* _Exercise prompt_: Give back every line exactly as it appears, pictures excluded.

* _Given data_:
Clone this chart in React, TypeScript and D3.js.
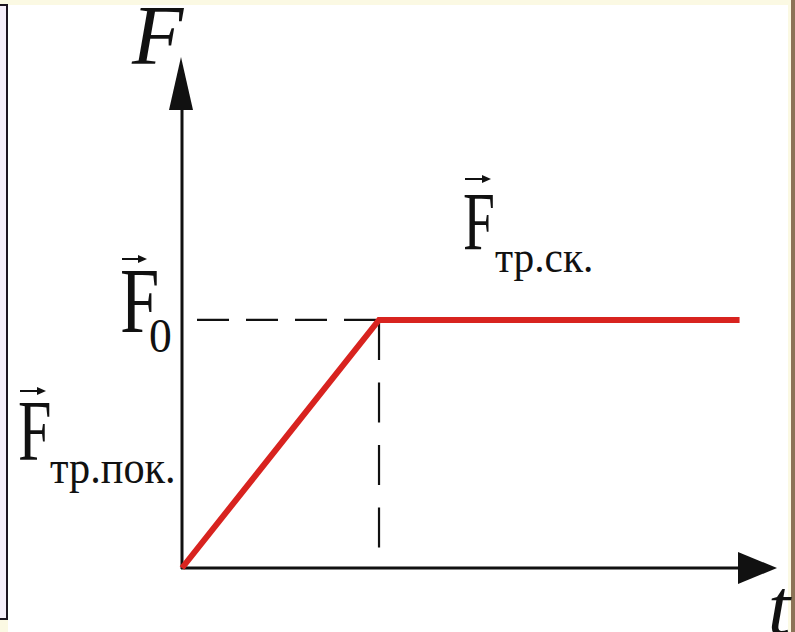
import * as d3 from "d3";

// friction force vs time: grows while at rest, then stays at the sliding value
const tPoints = [0, 1, 2.83];
const forceValues = [0, 1, 1];
const axisNames = ["F", "t"];
const levelLabel = "0";
const staticLabel = "тр.пок.";
const slidingLabel = "тр.ск.";

const width = 795;
const height = 632;
const serif = "'Liberation Serif', 'Times New Roman', serif";

function VecF({ x, y, size, sx, arrowY, arrowW, sub, subX, subY, subSize, subSx }) {
  return (
    <g fill="#111">
      <line x1={x + 2} x2={x + arrowW - 6} y1={arrowY} y2={arrowY} stroke="#111" strokeWidth={2} />
      <path d={`M${x + arrowW},${arrowY} L${x + arrowW - 9},${arrowY - 4} L${x + arrowW - 9},${arrowY + 4} Z`} />
      <text transform={`translate(${x},${y}) scale(${sx},1)`} fontFamily={serif} fontSize={size}>F</text>
      <text transform={`translate(${subX},${subY}) scale(${subSx},1)`} fontFamily={serif} fontSize={subSize}>{sub}</text>
    </g>
  );
}

export default function App() {
  const x = d3.scaleLinear().domain([0, 3.02]).range([182, 777]);
  const y = d3.scaleLinear().domain([0, 2.06]).range([568, 57]);

  const pts = tPoints.map((t, i) => [x(t), y(forceValues[i])]);
  const line = d3.line();

  const kx = x(tPoints[1]);
  const ky = y(forceValues[1]);
  const x0 = x(0);
  const y0 = y(0);
  const xEnd = x.range()[1];
  const yEnd = y.range()[1];

  return (
    <div style={{ position: "absolute", left: 0, top: 0, width, height }}>
      <svg width={width} height={height} style={{ display: "block" }}>
        <rect x={0} y={0} width={width} height={height} fill="#fbf9e3" />
        <rect x={8} y={5} width={780} height={height - 5} fill="#ffffff" />
        <rect x={-2} y={5} width={9} height={614} fill="#f5eefa" stroke="#1c1420" strokeWidth={2} />
        <rect x={791} y={0} width={4} height={height} fill="#8c7358" />

        {/* dashed guides to the knee */}
        <line x1={x0 + 15} x2={kx} y1={ky} y2={ky} stroke="#111" strokeWidth={2.2} strokeDasharray="32 17" />
        <line x1={kx} x2={kx} y1={ky} y2={y0 - 20} stroke="#111" strokeWidth={2.2} strokeDasharray="40 22.5" />

        {/* axes */}
        <line x1={x0} x2={x0} y1={y0 + 1} y2={yEnd + 50} stroke="#111" strokeWidth={3} />
        <path d={`M${x0 - 1},${yEnd} L${x0 - 13},${yEnd + 53} L${x0 + 11},${yEnd + 53} Z`} fill="#111" />
        <line x1={x0 - 1} x2={xEnd - 36} y1={y0} y2={y0} stroke="#111" strokeWidth={3} />
        <path d={`M${xEnd},${y0} L${xEnd - 39},${y0 - 16} L${xEnd - 39},${y0 + 16} Z`} fill="#111" />

        <path d={line(pts)} fill="none" stroke="#d8231f" strokeWidth={6} strokeLinejoin="miter" />

        <text x={132} y={64} fontFamily={serif} fontStyle="italic" fontSize={84} fill="#111">{axisNames[0]}</text>
        <text x={768} y={634} fontFamily={serif} fontStyle="italic" fontSize={80} fill="#111">{axisNames[1]}</text>

        <VecF x={120} y={332} size={93} sx={0.76} arrowY={259} arrowW={27} sub={levelLabel} subX={149} subY={352} subSize={48} subSx={0.95} />
        <VecF x={18} y={460} size={86} sx={0.7} arrowY={391} arrowW={28} sub={staticLabel} subX={50} subY={483} subSize={46} subSx={0.92} />
        <VecF x={463} y={249} size={82} sx={0.7} arrowY={179} arrowW={28} sub={slidingLabel} subX={495} subY={272} subSize={44} subSx={0.94} />
      </svg>
    </div>
  );
}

* _Result of the exercise_:
Clone this chart in React, TypeScript and D3.js.
import * as d3 from "d3";

// friction force vs time: grows while at rest, then stays at the sliding value
const tPoints = [0, 1, 2.83];
const forceValues = [0, 1, 1];
const axisNames = ["F", "t"];
const levelLabel = "0";
const staticLabel = "тр.пок.";
const slidingLabel = "тр.ск.";

const width = 795;
const height = 632;
const serif = "'Liberation Serif', 'Times New Roman', serif";

function VecF({ x, y, size, sx, arrowY, arrowW, sub, subX, subY, subSize, subSx }) {
  return (
    <g fill="#111">
      <line x1={x + 2} x2={x + arrowW - 6} y1={arrowY} y2={arrowY} stroke="#111" strokeWidth={2} />
      <path d={`M${x + arrowW},${arrowY} L${x + arrowW - 9},${arrowY - 4} L${x + arrowW - 9},${arrowY + 4} Z`} />
      <text transform={`translate(${x},${y}) scale(${sx},1)`} fontFamily={serif} fontSize={size}>F</text>
      <text transform={`translate(${subX},${subY}) scale(${subSx},1)`} fontFamily={serif} fontSize={subSize}>{sub}</text>
    </g>
  );
}

export default function App() {
  const x = d3.scaleLinear().domain([0, 3.02]).range([182, 777]);
  const y = d3.scaleLinear().domain([0, 2.06]).range([568, 57]);

  const pts = tPoints.map((t, i) => [x(t), y(forceValues[i])]);
  const line = d3.line();

  const kx = x(tPoints[1]);
  const ky = y(forceValues[1]);
  const x0 = x(0);
  const y0 = y(0);
  const xEnd = x.range()[1];
  const yEnd = y.range()[1];

  return (
    <div style={{ position: "absolute", left: 0, top: 0, width, height }}>
      <svg width={width} height={height} style={{ display: "block" }}>
        <rect x={0} y={0} width={width} height={height} fill="#fbf9e3" />
        <rect x={8} y={5} width={780} height={height - 5} fill="#ffffff" />
        <rect x={-2} y={5} width={9} height={614} fill="#f5eefa" stroke="#1c1420" strokeWidth={2} />
        <rect x={791} y={0} width={4} height={height} fill="#8c7358" />

        {/* dashed guides to the knee */}
        <line x1={x0 + 15} x2={kx} y1={ky} y2={ky} stroke="#111" strokeWidth={2.2} strokeDasharray="32 17" />
        <line x1={kx} x2={kx} y1={ky} y2={y0 - 20} stroke="#111" strokeWidth={2.2} strokeDasharray="40 22.5" />

        {/* axes */}
        <line x1={x0} x2={x0} y1={y0 + 1} y2={yEnd + 50} stroke="#111" strokeWidth={3} />
        <path d={`M${x0 - 1},${yEnd} L${x0 - 13},${yEnd + 53} L${x0 + 11},${yEnd + 53} Z`} fill="#111" />
        <line x1={x0 - 1} x2={xEnd - 36} y1={y0} y2={y0} stroke="#111" strokeWidth={3} />
        <path d={`M${xEnd},${y0} L${xEnd - 39},${y0 - 16} L${xEnd - 39},${y0 + 16} Z`} fill="#111" />

        <path d={line(pts)} fill="none" stroke="#d8231f" strokeWidth={6} strokeLinejoin="miter" />

        <text x={132} y={64} fontFamily={serif} fontStyle="italic" fontSize={84} fill="#111">{axisNames[0]}</text>
        <text x={768} y={634} fontFamily={serif} fontStyle="italic" fontSize={80} fill="#111">{axisNames[1]}</text>

        <VecF x={120} y={332} size={93} sx={0.76} arrowY={259} arrowW={27} sub={levelLabel} subX={149} subY={352} subSize={48} subSx={0.95} />
        <VecF x={18} y={460} size={86} sx={0.7} arrowY={391} arrowW={28} sub={staticLabel} subX={50} subY={483} subSize={46} subSx={0.92} />
        <VecF x={463} y={249} size={82} sx={0.7} arrowY={179} arrowW={28} sub={slidingLabel} subX={495} subY={272} subSize={44} subSx={0.94} />
      </svg>
    </div>
  );
}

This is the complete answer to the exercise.